What credit report parameters help calculate credit scores?

The information in your credit report is used to calculate credit scores. The credit scores are not a part of the credit report. To know it, you can use a free credit score checker. Some important credit report parameters help define the credit score of a borrower.

  1. Payment history: It reflects whether you pay your bills and loan repayments timely.
  2. Length of credit history: It is calculated by using old and new credits in the report.
  3. Credit Mix– It includes different types of short-term and long-term loans in the report. It also includes credit card debt.
  4. New Credit– It reflects the number of new debts in a profile. Too many new credits can be a red flag.
  5. Amounts Owed- It includes the total number of debts in ratio to the total monthly income. Under this, lenders identify factors like the Credit Utilisation ratio before lending.

You should balance your loan repayments and other expenses as mismanagement affects your credit score drastically. Here is how:

  • Non-repayments or pending bills slowly degrade your credit score. Interest rates on loans rise continuously. This impact the score
  • No credit history or limited credit history indicates bad credit
  • Having only high-interest debts like credit card debts leads to rejection
  • If your income is lower than your expenses, it indicates a high Credit Utilisation ratio. It also impacts your credit and leads to a bad credit score.

How long does the financial information stay on a credit report?

Information remains on the credit report for up to 7 years. It may exceed 11-13 years in case of issues like bankruptcy.

Can you check your credit score for free?

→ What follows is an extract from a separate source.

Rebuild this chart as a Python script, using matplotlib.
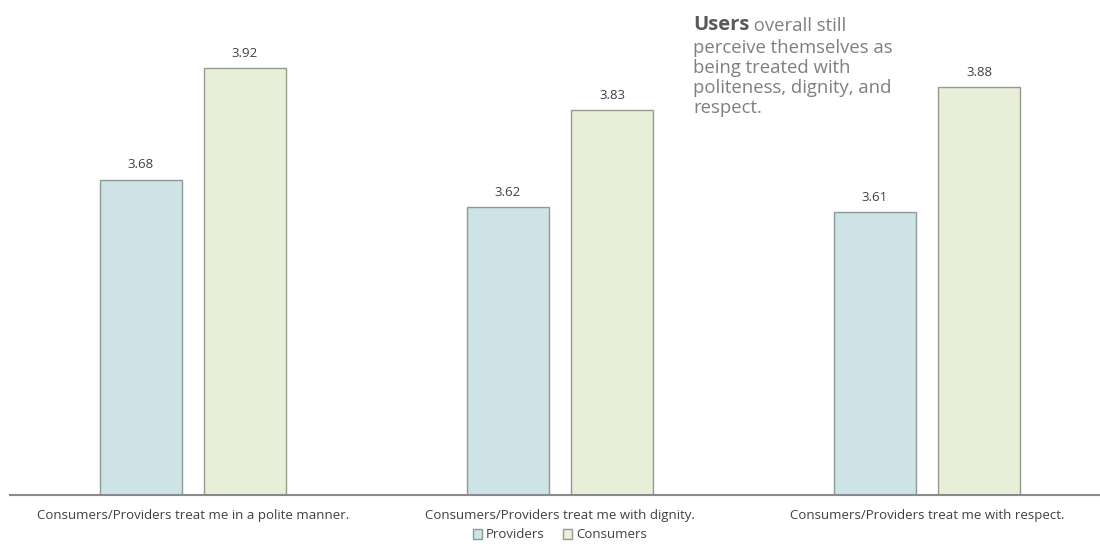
import matplotlib
matplotlib.use("Agg")
import matplotlib.pyplot as plt
import numpy as np

# Data
categories = [
    "Consumers/Providers treat me in a polite manner.",
    "Consumers/Providers treat me with dignity.",
    "Consumers/Providers treat me with respect.",
]
providers = [3.68, 3.62, 3.61]
consumers = [3.92, 3.83, 3.88]
note_lines = ["perceive themselves as", "being treated with",
              "politeness, dignity, and", "respect."]

plt.rcParams["font.family"] = ["Open Sans", "DejaVu Sans"]

fig = plt.figure(figsize=(11, 5.56), dpi=100)
ax = fig.add_axes([10 / 1100, 61 / 556, 1090 / 1100, 495 / 556])

x = np.arange(len(categories))
w = 0.2234
off = 0.1417
b1 = ax.bar(x - off, providers, w, color="#cde3e6", edgecolor="#8d9a9b", linewidth=1, label="Providers")
b2 = ax.bar(x + off, consumers, w, color="#e7efd8", edgecolor="#979a8c", linewidth=1, label="Consumers")

for bars, vals in ((b1, providers), (b2, consumers)):
    for rect, v in zip(bars, vals):
        ax.annotate(f"{v:.2f}", (rect.get_x() + rect.get_width() / 2, v),
                    xytext=(0, 6), textcoords="offset points",
                    ha="center", va="bottom", fontsize=9.5, color="#404040")

ax.set_ylim(3.0, 3.0 + 495 / 463.75)
ax.set_xlim((10 - 193) / 367, (1100 - 193) / 367)
ax.set_xticks(x)
ax.set_xticklabels(categories, fontsize=9.5, color="#404040")
ax.tick_params(axis="x", length=0, pad=10)
ax.set_yticks([])
for s in ("left", "right", "top"):
    ax.spines[s].set_visible(False)
ax.spines["bottom"].set_color("#8a8a8a")
ax.spines["bottom"].set_linewidth(1.5)

leg = fig.legend(loc="center", bbox_to_anchor=(560 / 1100, 1 - 535 / 556),
                 ncol=2, frameon=False, fontsize=9.5, handlelength=0.7,
                 handleheight=0.7, handletextpad=0.3, columnspacing=1.4)
for t in leg.get_texts():
    t.set_color("#404040")

# annotation text block, one line at a time (baselines ~20 px apart)
t1 = fig.text(693 / 1100, 1 - 30 / 556, "Users", fontsize=14.5, fontweight="bold",
              color="#595959", va="baseline", ha="left")
ax.annotate(" overall still", xy=(1, 0), xycoords=t1, va="bottom", ha="left",
            fontsize=13.3, color="#7f7f7f", annotation_clip=False)
for i, line in enumerate(note_lines):
    fig.text(693 / 1100, 1 - (53 + 20 * i) / 556, line,
             fontsize=13.3, color="#7f7f7f", va="baseline", ha="left")

fig.savefig("out.png", dpi=100)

Yes, you can check your credit score for free by using any of the Credit agencies. You can check your credit report before applying for any credit or after rejecting a loan.  Experian is the popular credit agency to check your credit without paying anything.

Usually, the agencies provide annual credit reports for you to analyse. But you can get an updated credit report and score every 30 days to manage credits easily.

Checking your credit report frequently helps you ensure balanced finances and fair credit scores.

How to ensure a good credit score?

A bad credit score obstructs you from qualifying for better interest rates, costs, and terms. Some lenders may reject the applications owing to insufficient credit. Before applying for the next loan, work on your credit history. .

 Here is how you can improve your credit score the right way:

a) Budget and pay loan payments timely

Multiple debts affect your credit score. Budget if you have over 4 debt repayments to pay monthly. Identify how much you can pay towards each debt given the income and other critical expenses. Once your budget, identify whether you have any spare amount or not. The borrowings must not affect the monthly budget. Avoid multiple debts at once.

b) Limit credit card usage

Overusing credit cards for big and small purchases may impact your borrowing potential. It is advisable to keep your credit utilisation ratio to 30%. Do not close any credit card, regardless of how frequently you use it.

c) Avoid making multiple loan applications

Too many loan applications in the shortest time may impact your credit score. Always use an eligibility checker to determine the possibility to qualify for a loan. It does not impact the credit score. It also helps in analysing whether you can budget for the monthly payment easily or not.

d) Hold the best mix of credit

It is a good practice to ensure balanced debts. Having a variety of debts in your credit profile helps your credit. You can have the best mix of credit by arranging your debts like- credit cards, mortgages, student debts, payday loans, etc.

e) Report delinquencies to agencies

Check your credit score and report every month. It helps you analyse any delinquencies like- paid debts, and report them to the agencies. It improves the credit score.                                                                                       

Bottom line

Your credit report contains critical information like – unpaid debts, credit card dues, utility payments, etc. Having a clear idea about your credit report helps report errors to agencies. It will keep your credit score in good form. Keeping your credit report in sound shape would help qualify for better rates.  The above-listed measures can help you with it.